Plotting code records:
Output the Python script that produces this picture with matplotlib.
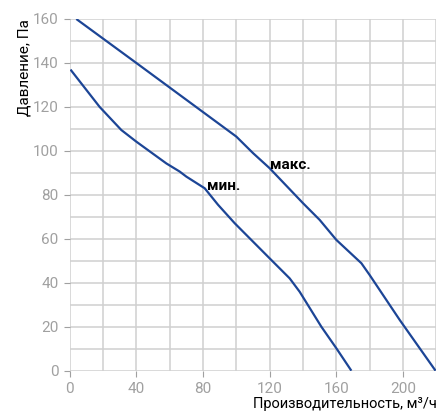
import matplotlib
matplotlib.use("Agg")
import matplotlib.pyplot as plt

# Кривые вентилятора: производительность (м³/ч) и давление (Па)
max_flow = [4, 40, 100, 110, 120, 140, 150, 160, 175, 180, 198, 219.5]
max_pressure = [160, 140, 106.5, 99, 92.1, 76.2, 68.6, 59.5, 48.9, 43.5, 23.1, 0]

min_flow = [0.5, 18, 31, 40, 58, 66, 70, 81, 89, 99, 120, 132, 138, 151, 160, 169]
min_pressure = [137, 120, 109.5, 104.2, 94.3, 90.6, 88.3, 83, 75.5, 67.1, 51.1, 42, 35.9, 20, 10.2, 0]

x_ticks = [0, 40, 80, 120, 160, 200]
y_ticks = [0, 20, 40, 60, 80, 100, 120, 140, 160]

line_color = "#1c4596"
grid_color = "#d0d0d0"
tick_color = "#a0a0a0"

plt.rcParams['font.family'] = ['Roboto', 'DejaVu Sans']

fig = plt.figure(figsize=(4.38, 4.13), dpi=100)
ax = fig.add_axes([0.159, 0.1024, 0.8373, 0.8516])

ax.plot(max_flow, max_pressure, color=line_color, lw=1.6, solid_capstyle='butt')
ax.plot(min_flow, min_pressure, color=line_color, lw=1.6, solid_capstyle='butt')

ax.text(120, 93.6, "макс.", fontsize=11, fontweight='bold', va='center', ha='left')
ax.text(82.5, 84, "мин.", fontsize=11, fontweight='bold', va='center', ha='left')

ax.set_xlim(0, 220)
ax.set_ylim(0, 160)
ax.set_xticks(x_ticks)
ax.set_yticks(y_ticks)
ax.set_xticks(range(0, 221, 20), minor=True)
ax.set_yticks(range(0, 161, 10), minor=True)
ax.grid(True, which='both', color=grid_color, lw=1.1)
ax.set_axisbelow(True)

for s in ax.spines.values():
    s.set_visible(False)

ax.tick_params(which='major', colors=tick_color, labelsize=11, length=4, width=0.8, pad=4)
ax.tick_params(which='minor', length=0)

ax.set_xlabel("Производительность, м³/ч", fontsize=10.5, loc='right', labelpad=1)
ax.set_ylabel("Давление, Па", fontsize=11, loc='top', labelpad=1)

fig.savefig("out.png", dpi=100)
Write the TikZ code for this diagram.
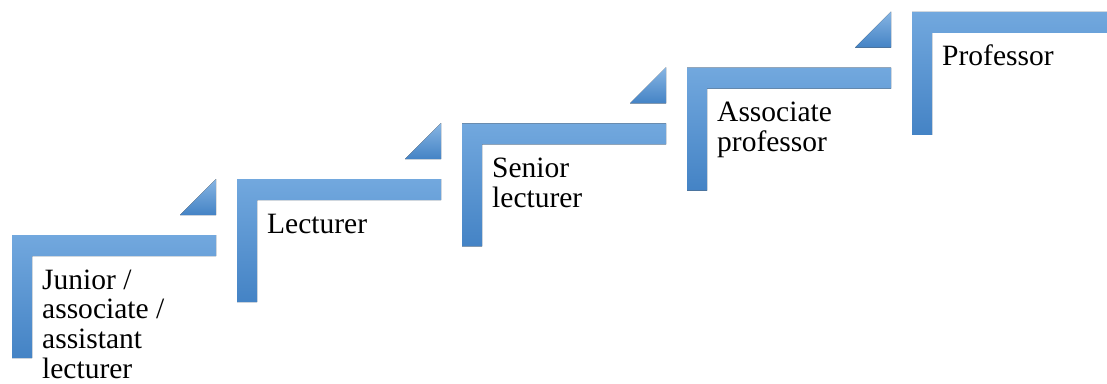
\documentclass[tikz,border=0pt]{standalone}
\usepackage{fontspec}
\setmainfont{Liberation Serif}
\usepackage{xcolor}
\definecolor{Col1}{RGB}{114,168,222}
\definecolor{Col2}{RGB}{68,131,197}
\usepackage{tikz}
\tikzstyle{Step}=[top color=Col1,bottom color=Col2,draw=none]
\tikzstyle{Arrow}=[top color=Col1!85!white,bottom color=Col2,draw=none]
\tikzstyle{NodeST}=[anchor=base west,inner sep=0pt,align=left,
font=\fontsize{29.5}{29.7}\selectfont]

\begin{document}
\begin{tikzpicture}[x=1pt,y=-1pt]
            \useasboundingbox (0,0) rectangle (1107,383);
            \clip (0,0) rectangle (1107,383);
            \fill[Step](12,235)--(216,235)--(216,256)--(32,256)
                --(32,358)--(12,358)--cycle;
            \fill[Step](237,179.2)--(441,179.2)--(441,200.2)--(257,200.2)
                --(257,302.2)--(237,302.2)--cycle;
            \fill[Step](462,123.4)--(666,123.4)--(666,144.4)--(482,144.4)
                --(482,246.4)--(462,246.4)--cycle;
            \fill[Step](687,67.6)--(891,67.6)--(891,88.6)--(707,88.6)
                --(707,190.6)--(687,190.6)--cycle;
            \fill[Step](912,11.8)--(1116,11.8)--(1116,32.8)--(932,32.8)
                --(932,134.8)--(912,134.8)--cycle;
            %
            \fill[Arrow](180,215)--(216,215)--(216,179)--cycle;
            \fill[Arrow](405,159.2)--(441,159.2)--(441,123.2)--cycle;
            \fill[Arrow](630,103.4)--(666,103.4)--(666,67.4)--cycle;
            \fill[Arrow](855,47.6)--(891,47.6)--(891,11.6)--cycle;
            %
            \node[NodeST](1)at(42,378.1)
                {Junior /\\associate /\\assistant\\lecturer};
            \node[NodeST](2)at(267,233.2){Lecturer};
            \node[NodeST](3)at(492,207.1){Senior\\lecturer};
            \node[NodeST](4)at(717,151.3){Associate\\professor};
            \node[NodeST](5)at(942,65.8){Professor};
        \end{tikzpicture}
\end{document}
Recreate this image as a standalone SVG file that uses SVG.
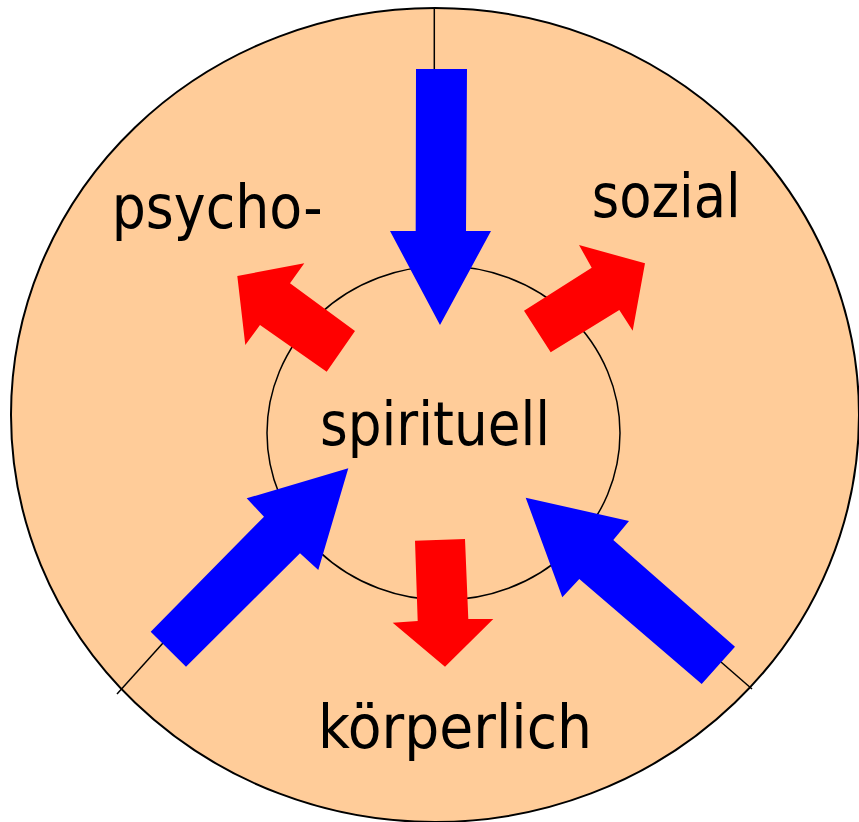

**Stated exercise**:
Within the listing above, find every line containing the string "that" and return it.

**Response**:
Output the Python script that produces this picture with matplotlib.
Recreate this image as a standalone SVG file that uses SVG.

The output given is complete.